#### Task statement
Write the data out again exactly, dropping any images it holds.

------------------------------

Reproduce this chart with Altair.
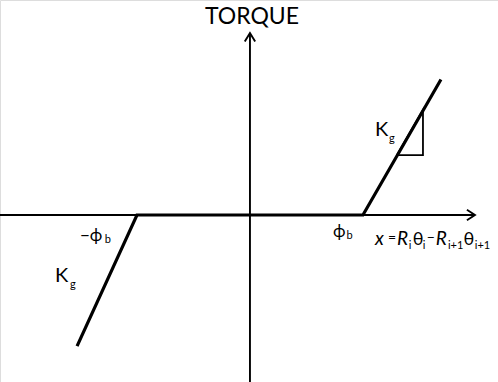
import altair as alt
import pandas as pd

# Torque vs. relative displacement: dead band of width 2*phi_b, stiffness K_g outside it
disp = [-1.53, -1.0, 1.0, 1.69]
torque = [-1.16, 0.0, 0.0, 1.20]

# slope triangle on the right branch
tri_x = [1.30, 1.531, 1.531, 1.30]
tri_y = [0.53, 0.53, 0.930, 0.53]

# coordinate axes (with open arrowheads)
axis_seg = ["h", "h", "v", "v", "ha", "ha", "ha", "va", "va", "va"]
axis_x = [-2.22, 1.991, 0.0, 0.0, 1.920, 1.991, 1.920, -0.046, 0.0, 0.046]
axis_y = [0.0, 0.0, -1.48, 1.611, 0.046, 0.0, -0.046, 1.535, 1.611, 1.535]

XDOM = [-2.212, 2.195]
YDOM = [-1.478, 1.903]

curve_df = pd.DataFrame({"x": disp, "y": torque, "o": range(len(disp))})
tri_df = pd.DataFrame({"x": tri_x, "y": tri_y, "o": range(len(tri_x))})
axis_df = pd.DataFrame({"seg": axis_seg, "x": axis_x, "y": axis_y,
                        "o": range(len(axis_x))})

xs = alt.Scale(domain=XDOM, nice=False, zero=False)
ys = alt.Scale(domain=YDOM, nice=False, zero=False)
X = alt.X("x:Q", scale=xs, axis=None)
Y = alt.Y("y:Q", scale=ys, axis=None)

axes = alt.Chart(axis_df).mark_line(color="black", strokeWidth=1.9).encode(
    x=X, y=Y, detail="seg:N", order="o:Q")
curve = alt.Chart(curve_df).mark_line(color="black", strokeWidth=3.2).encode(
    x=X, y=Y, order="o:Q")
tri = alt.Chart(tri_df).mark_line(color="black", strokeWidth=1.8).encode(
    x=X, y=Y, order="o:Q")

FONT = "Lato"

def labels(rows, size, style="normal", align="left", baseline="alphabetic"):
    df = pd.DataFrame(rows, columns=["x", "y", "t"])
    return alt.Chart(df).mark_text(
        font=FONT, fontSize=size, fontStyle=style, align=align,
        baseline=baseline, color="black").encode(x=X, y=Y, text="t:N")

title = labels([(0.018, 1.755, "TORQUE")], 23, align="center", baseline="middle")

k_txt = labels([
    (1.106, 0.699, "K"),
    (-1.726, -0.593, "K"),
], 20)

phi_txt = labels([
    (-1.504, -0.230, "−ϕ"),
    (0.735, -0.195, "ϕ"),
], 17)

main_txt = labels([
    (1.440, -0.265, "θ"),
    (1.890, -0.265, "θ"),
], 18)

ops_txt = labels([
    (1.221, -0.235, "="),
    (1.565, -0.235, "−"),
], 14)

ital_txt = labels([
    (1.106, -0.265, "x"),
    (1.301, -0.265, "R"),
    (1.645, -0.265, "R"),
], 19, style="italic")

sub_txt = labels([
    (1.230, 0.646, "g"),
    (-1.593, -0.646, "g"),
    (-1.285, -0.248, "b"),
    (0.855, -0.212, "b"),
    (1.405, -0.301, "i"),
    (1.530, -0.301, "i"),
    (1.752, -0.301, "i+1"),
    (1.990, -0.301, "i+1"),
], 11)

chart = alt.layer(axes, curve, tri, title, k_txt, phi_txt, main_txt, ops_txt,
                  ital_txt, sub_txt).properties(
    width=498, height=382, autosize="none", padding=0,
).configure_view(strokeWidth=0).configure(background="white")

chart.save("out.html", embed_options={"renderer": "svg", "actions": False})
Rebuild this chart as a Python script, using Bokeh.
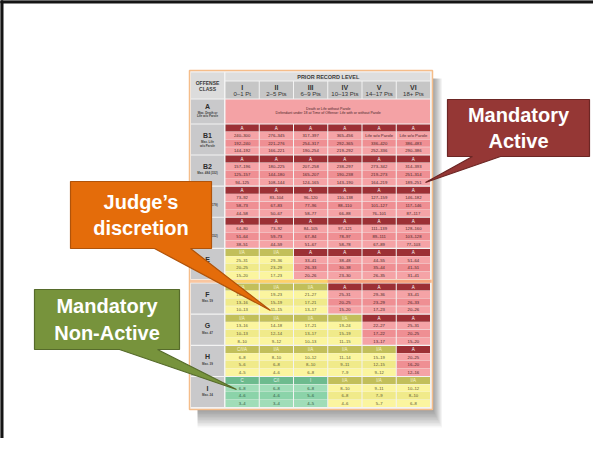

------------------------------

#### Written answer
Reproduce this chart with Altair.
import altair as alt
import pandas as pd

# Torque vs. relative displacement: dead band of width 2*phi_b, stiffness K_g outside it
disp = [-1.53, -1.0, 1.0, 1.69]
torque = [-1.16, 0.0, 0.0, 1.20]

# slope triangle on the right branch
tri_x = [1.30, 1.531, 1.531, 1.30]
tri_y = [0.53, 0.53, 0.930, 0.53]

# coordinate axes (with open arrowheads)
axis_seg = ["h", "h", "v", "v", "ha", "ha", "ha", "va", "va", "va"]
axis_x = [-2.22, 1.991, 0.0, 0.0, 1.920, 1.991, 1.920, -0.046, 0.0, 0.046]
axis_y = [0.0, 0.0, -1.48, 1.611, 0.046, 0.0, -0.046, 1.535, 1.611, 1.535]

XDOM = [-2.212, 2.195]
YDOM = [-1.478, 1.903]

curve_df = pd.DataFrame({"x": disp, "y": torque, "o": range(len(disp))})
tri_df = pd.DataFrame({"x": tri_x, "y": tri_y, "o": range(len(tri_x))})
axis_df = pd.DataFrame({"seg": axis_seg, "x": axis_x, "y": axis_y,
                        "o": range(len(axis_x))})

xs = alt.Scale(domain=XDOM, nice=False, zero=False)
ys = alt.Scale(domain=YDOM, nice=False, zero=False)
X = alt.X("x:Q", scale=xs, axis=None)
Y = alt.Y("y:Q", scale=ys, axis=None)

axes = alt.Chart(axis_df).mark_line(color="black", strokeWidth=1.9).encode(
    x=X, y=Y, detail="seg:N", order="o:Q")
curve = alt.Chart(curve_df).mark_line(color="black", strokeWidth=3.2).encode(
    x=X, y=Y, order="o:Q")
tri = alt.Chart(tri_df).mark_line(color="black", strokeWidth=1.8).encode(
    x=X, y=Y, order="o:Q")

FONT = "Lato"

def labels(rows, size, style="normal", align="left", baseline="alphabetic"):
    df = pd.DataFrame(rows, columns=["x", "y", "t"])
    return alt.Chart(df).mark_text(
        font=FONT, fontSize=size, fontStyle=style, align=align,
        baseline=baseline, color="black").encode(x=X, y=Y, text="t:N")

title = labels([(0.018, 1.755, "TORQUE")], 23, align="center", baseline="middle")

k_txt = labels([
    (1.106, 0.699, "K"),
    (-1.726, -0.593, "K"),
], 20)

phi_txt = labels([
    (-1.504, -0.230, "−ϕ"),
    (0.735, -0.195, "ϕ"),
], 17)

main_txt = labels([
    (1.440, -0.265, "θ"),
    (1.890, -0.265, "θ"),
], 18)

ops_txt = labels([
    (1.221, -0.235, "="),
    (1.565, -0.235, "−"),
], 14)

ital_txt = labels([
    (1.106, -0.265, "x"),
    (1.301, -0.265, "R"),
    (1.645, -0.265, "R"),
], 19, style="italic")

sub_txt = labels([
    (1.230, 0.646, "g"),
    (-1.593, -0.646, "g"),
    (-1.285, -0.248, "b"),
    (0.855, -0.212, "b"),
    (1.405, -0.301, "i"),
    (1.530, -0.301, "i"),
    (1.752, -0.301, "i+1"),
    (1.990, -0.301, "i+1"),
], 11)

chart = alt.layer(axes, curve, tri, title, k_txt, phi_txt, main_txt, ops_txt,
                  ital_txt, sub_txt).properties(
    width=498, height=382, autosize="none", padding=0,
).configure_view(strokeWidth=0).configure(background="white")

chart.save("out.html", embed_options={"renderer": "svg", "actions": False})
Rebuild this chart as a Python script, using Bokeh.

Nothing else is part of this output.